Published: January 26, 2009 07:18 pm EST

The Pittsburgh Steelers will do battle against the Arizona Cardinals in Super Bowl XLIII on Sunday, and the western Pennsylvania team has multiple connections to harness racing.

Team founder, the late Art Rooney, bred and raced Standardbreds and Thoroughbreds at his Shamrock Farm in western Maryland.

His sons, which include team president Dan Rooney and Tim Rooney, president of Yonkers Raceway, still own the farm and continue his tradition of breeding and racing both breeds of horses. Aside from Yonkers, the family has owned or operated multiple other tracks, including Green Mountain Park and the William Penn meet at Liberty Bell Racetrack.

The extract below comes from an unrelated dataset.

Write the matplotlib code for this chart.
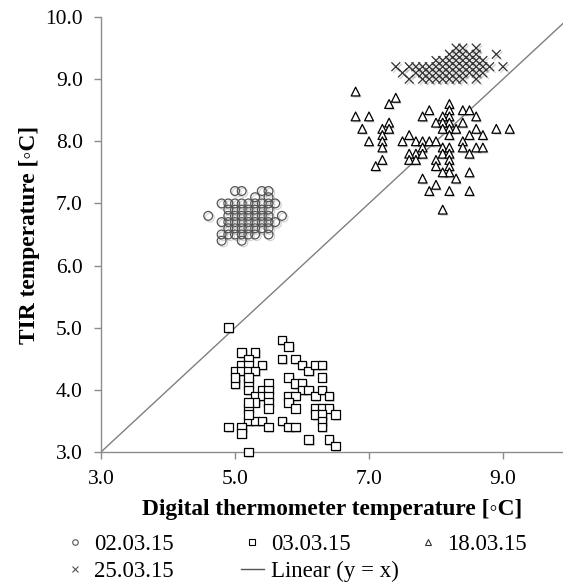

Steelers quarterback Ben Roethlisberger got a taste of harness racing as a teenager in Ohio. Roethlisberger, a record-setting quarterback at Findlay High School and Miami University, learned a bit about the sport from family friend and neighbor, Dr. Hobart Schoonover. Schoonover, 90, is a retired cow and pig veterinarian who maintains a racetrack on his farm in Findlay.

“Ben used to come over here after football practice and jog a horse,” recalled Schoonover. “Ben liked all kinds of animals, his mother [who died when Ben was very young] had saddle horses and Ben liked dogs, but maybe not cats, because he was allergic. He’d come over here after football practice and we’d save a horse for him to jog. He’d stay and help clean up and have lunch with Mother (Mrs. Schoonover) and me. He never worked for me, but he did like to come over and jog them.”

Asked if Roethlisberger could handle a spirited horse, Schoonover chuckled and said, “We'd always save one for him that wasn’t like that – maybe one that needed to be urged quite a bit.”

Dr. and Mrs. Schoonover attended many of Roethlisberger’s high school and college games. Dr. Schoonover recalled that Roethlisberger had maturity beyond his years even then.

“He always seemed like he was older than he was,” he said. “When he played in high school, the coach’s son, who was a year older than Ben, played quarterback and Ben played tight end, until his senior year. He set all kinds of records [as a quarterback] in just one year. After the game was over, don’t you know, the little kids would just run out from under the bleachers and they all wanted to talk to Ben, to sit on his knee. Ben would stay there for the longest time and talk to them all. That’s just the way he’s always been.”

The Schoonovers, who also attend the same church as the Roethlisbergers, St. Paul United Methodist in Findlay, saw Roethlisberger at his sister Carly's high school basketball games even when he was playing as a rookie with the Steelers. Dr. Schoonover still competes with young horses at the Ohio fairs, with his twin daughters, Sharon and Sandy, helping.